What are the lines from the one with "Rebuild this chart" through the one with "from matplotlib.patches import Rectangle", inclusive? Output them exactly, and leave out the pictures.

⟨

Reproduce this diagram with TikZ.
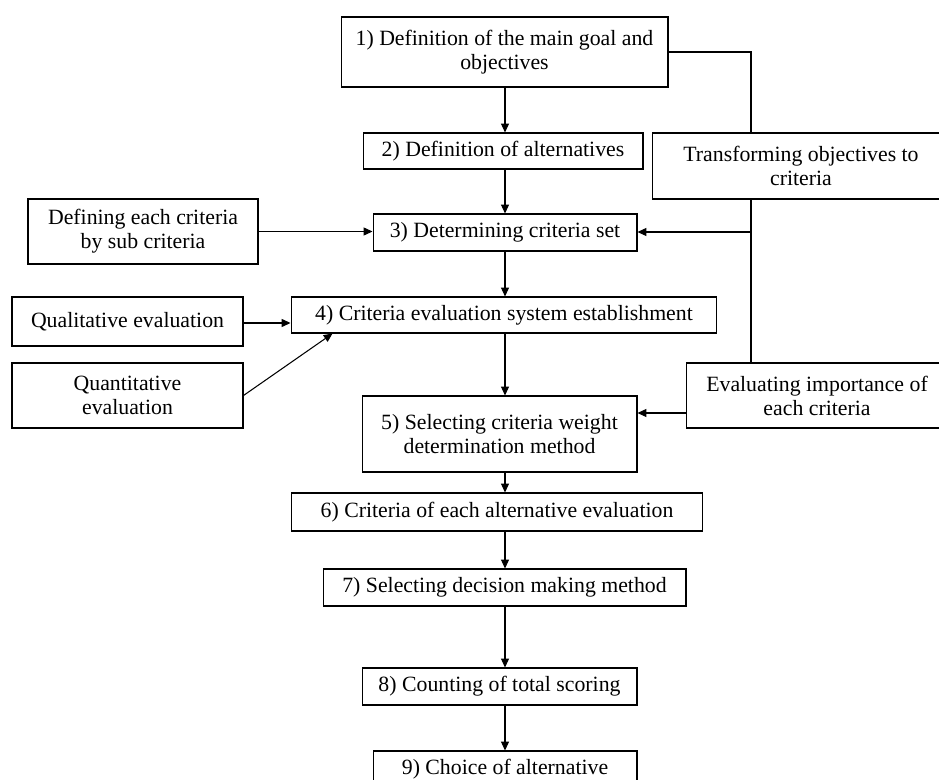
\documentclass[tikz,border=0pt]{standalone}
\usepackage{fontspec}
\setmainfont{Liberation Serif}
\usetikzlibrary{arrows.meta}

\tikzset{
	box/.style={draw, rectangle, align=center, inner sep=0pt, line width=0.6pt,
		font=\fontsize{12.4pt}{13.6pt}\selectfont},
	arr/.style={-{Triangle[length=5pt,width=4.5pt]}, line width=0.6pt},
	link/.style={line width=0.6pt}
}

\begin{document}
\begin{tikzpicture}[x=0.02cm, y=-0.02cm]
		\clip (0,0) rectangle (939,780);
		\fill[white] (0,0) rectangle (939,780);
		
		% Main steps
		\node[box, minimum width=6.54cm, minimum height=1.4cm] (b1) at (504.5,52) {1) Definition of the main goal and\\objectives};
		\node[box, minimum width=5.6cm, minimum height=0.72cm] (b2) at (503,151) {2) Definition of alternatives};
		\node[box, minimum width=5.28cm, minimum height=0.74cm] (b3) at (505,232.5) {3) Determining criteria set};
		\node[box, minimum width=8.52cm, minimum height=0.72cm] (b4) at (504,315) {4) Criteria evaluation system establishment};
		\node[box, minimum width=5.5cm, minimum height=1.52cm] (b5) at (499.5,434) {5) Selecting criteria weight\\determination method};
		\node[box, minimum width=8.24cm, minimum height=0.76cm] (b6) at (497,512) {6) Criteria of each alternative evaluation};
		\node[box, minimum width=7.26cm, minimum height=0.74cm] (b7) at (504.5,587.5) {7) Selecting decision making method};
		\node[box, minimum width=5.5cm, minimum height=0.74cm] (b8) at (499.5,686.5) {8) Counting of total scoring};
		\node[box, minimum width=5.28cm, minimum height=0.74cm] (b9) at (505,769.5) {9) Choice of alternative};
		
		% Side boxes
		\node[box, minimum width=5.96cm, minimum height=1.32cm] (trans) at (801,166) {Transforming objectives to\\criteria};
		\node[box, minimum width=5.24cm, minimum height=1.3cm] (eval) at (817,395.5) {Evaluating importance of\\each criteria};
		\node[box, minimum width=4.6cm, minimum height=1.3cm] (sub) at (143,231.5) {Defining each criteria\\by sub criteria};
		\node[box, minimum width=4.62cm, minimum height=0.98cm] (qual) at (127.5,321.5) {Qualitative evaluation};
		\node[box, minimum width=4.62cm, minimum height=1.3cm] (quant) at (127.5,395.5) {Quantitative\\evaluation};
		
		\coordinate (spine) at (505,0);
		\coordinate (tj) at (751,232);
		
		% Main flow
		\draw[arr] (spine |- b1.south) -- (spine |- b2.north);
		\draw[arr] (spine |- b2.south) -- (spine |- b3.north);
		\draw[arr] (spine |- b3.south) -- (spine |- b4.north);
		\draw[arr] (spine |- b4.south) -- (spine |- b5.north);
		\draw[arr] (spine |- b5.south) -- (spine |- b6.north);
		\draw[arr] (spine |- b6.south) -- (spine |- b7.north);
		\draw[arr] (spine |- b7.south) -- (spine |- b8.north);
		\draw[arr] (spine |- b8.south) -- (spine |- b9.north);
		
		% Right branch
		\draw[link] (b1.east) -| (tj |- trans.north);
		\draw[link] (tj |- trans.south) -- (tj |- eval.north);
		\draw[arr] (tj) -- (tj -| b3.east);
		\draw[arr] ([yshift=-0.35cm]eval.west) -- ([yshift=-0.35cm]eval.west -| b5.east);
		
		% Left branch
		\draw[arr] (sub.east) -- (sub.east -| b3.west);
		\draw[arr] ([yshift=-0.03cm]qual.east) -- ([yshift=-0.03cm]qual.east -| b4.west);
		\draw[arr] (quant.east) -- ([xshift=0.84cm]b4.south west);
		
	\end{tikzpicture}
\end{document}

⟩
⟨

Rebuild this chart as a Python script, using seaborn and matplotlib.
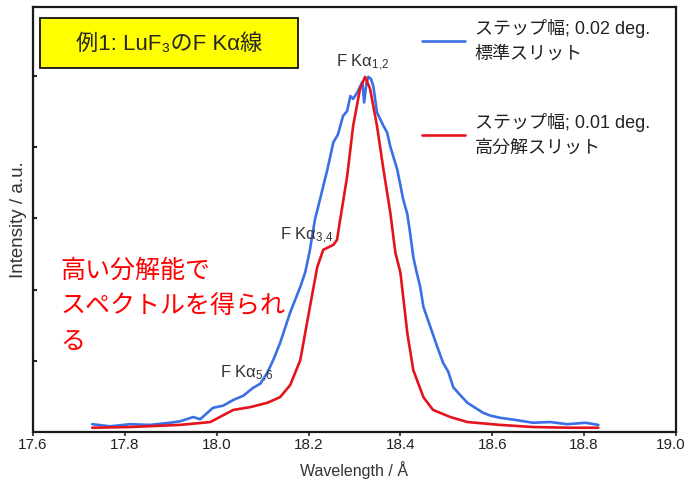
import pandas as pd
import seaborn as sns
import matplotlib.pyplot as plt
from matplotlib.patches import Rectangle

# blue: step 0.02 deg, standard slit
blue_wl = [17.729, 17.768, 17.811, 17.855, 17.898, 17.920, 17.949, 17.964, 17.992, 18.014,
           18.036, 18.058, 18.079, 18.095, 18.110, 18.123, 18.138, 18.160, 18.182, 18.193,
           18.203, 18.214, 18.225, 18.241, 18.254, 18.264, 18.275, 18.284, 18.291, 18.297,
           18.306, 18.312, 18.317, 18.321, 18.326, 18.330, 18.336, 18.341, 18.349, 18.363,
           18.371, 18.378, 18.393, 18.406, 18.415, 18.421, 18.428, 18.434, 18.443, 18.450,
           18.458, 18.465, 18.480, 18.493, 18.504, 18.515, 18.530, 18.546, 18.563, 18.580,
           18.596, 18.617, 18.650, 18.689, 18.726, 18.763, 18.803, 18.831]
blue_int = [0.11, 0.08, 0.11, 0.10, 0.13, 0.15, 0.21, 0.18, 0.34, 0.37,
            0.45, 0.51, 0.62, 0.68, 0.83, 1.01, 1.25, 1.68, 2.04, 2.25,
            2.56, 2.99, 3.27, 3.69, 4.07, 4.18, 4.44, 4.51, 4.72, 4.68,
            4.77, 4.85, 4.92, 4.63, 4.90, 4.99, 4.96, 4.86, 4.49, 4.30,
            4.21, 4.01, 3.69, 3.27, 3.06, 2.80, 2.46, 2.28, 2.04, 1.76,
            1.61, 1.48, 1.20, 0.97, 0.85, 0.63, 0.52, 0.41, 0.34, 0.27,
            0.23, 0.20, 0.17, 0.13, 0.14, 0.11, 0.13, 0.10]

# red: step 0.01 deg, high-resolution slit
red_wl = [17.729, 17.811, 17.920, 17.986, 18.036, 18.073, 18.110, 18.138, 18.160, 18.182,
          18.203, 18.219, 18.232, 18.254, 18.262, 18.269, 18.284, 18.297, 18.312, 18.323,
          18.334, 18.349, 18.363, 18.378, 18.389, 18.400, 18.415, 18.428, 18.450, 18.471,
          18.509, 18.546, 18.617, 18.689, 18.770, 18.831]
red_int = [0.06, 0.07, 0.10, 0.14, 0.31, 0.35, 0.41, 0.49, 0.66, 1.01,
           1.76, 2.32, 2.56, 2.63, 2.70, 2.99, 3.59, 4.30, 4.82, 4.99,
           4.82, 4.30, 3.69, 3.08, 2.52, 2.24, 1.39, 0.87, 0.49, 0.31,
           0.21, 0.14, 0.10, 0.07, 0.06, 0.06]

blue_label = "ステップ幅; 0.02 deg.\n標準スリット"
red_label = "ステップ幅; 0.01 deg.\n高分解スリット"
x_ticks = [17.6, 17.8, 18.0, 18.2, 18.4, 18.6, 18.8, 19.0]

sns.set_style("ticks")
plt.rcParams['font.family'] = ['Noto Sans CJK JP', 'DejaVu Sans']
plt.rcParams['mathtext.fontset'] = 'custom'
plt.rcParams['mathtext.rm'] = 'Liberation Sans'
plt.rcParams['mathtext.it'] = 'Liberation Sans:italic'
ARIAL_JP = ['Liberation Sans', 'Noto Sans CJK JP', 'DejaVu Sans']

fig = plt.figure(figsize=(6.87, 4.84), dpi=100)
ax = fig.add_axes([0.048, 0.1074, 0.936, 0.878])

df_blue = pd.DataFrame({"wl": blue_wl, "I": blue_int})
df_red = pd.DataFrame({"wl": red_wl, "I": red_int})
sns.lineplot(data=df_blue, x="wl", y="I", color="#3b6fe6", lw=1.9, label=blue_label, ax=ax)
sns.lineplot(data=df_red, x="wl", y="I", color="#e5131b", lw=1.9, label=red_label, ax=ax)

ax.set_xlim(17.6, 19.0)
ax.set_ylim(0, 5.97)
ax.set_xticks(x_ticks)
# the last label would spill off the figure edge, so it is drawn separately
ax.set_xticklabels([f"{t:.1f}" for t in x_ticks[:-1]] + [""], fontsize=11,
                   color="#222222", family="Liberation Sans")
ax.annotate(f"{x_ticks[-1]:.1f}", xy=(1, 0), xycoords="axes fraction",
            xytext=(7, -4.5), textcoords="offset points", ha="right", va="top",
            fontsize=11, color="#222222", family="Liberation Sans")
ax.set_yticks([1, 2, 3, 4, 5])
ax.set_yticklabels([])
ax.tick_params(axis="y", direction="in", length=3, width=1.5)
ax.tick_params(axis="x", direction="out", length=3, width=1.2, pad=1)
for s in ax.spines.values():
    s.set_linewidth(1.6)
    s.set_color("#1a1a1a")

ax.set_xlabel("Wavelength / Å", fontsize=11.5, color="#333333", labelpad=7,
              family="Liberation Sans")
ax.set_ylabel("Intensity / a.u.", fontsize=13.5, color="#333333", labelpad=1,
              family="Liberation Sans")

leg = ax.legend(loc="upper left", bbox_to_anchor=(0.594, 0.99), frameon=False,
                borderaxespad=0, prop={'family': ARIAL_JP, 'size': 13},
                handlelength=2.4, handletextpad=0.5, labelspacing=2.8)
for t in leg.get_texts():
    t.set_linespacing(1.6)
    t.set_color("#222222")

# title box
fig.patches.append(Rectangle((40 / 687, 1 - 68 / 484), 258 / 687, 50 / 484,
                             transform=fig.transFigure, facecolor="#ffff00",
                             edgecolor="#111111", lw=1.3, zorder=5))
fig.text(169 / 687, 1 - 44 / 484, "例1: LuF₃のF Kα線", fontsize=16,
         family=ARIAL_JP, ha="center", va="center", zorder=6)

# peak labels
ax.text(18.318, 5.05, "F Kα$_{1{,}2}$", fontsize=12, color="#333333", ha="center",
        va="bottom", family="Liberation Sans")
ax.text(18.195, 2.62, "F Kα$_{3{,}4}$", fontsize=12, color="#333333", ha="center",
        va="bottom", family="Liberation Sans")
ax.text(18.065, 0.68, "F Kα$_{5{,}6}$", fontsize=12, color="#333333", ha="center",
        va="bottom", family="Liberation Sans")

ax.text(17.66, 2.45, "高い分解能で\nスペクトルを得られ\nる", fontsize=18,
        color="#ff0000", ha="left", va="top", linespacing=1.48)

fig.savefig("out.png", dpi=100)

⟩

* **TASK OUTPUT**:
Rebuild this chart as a Python script, using seaborn and matplotlib.
import pandas as pd
import seaborn as sns
import matplotlib.pyplot as plt
from matplotlib.patches import Rectangle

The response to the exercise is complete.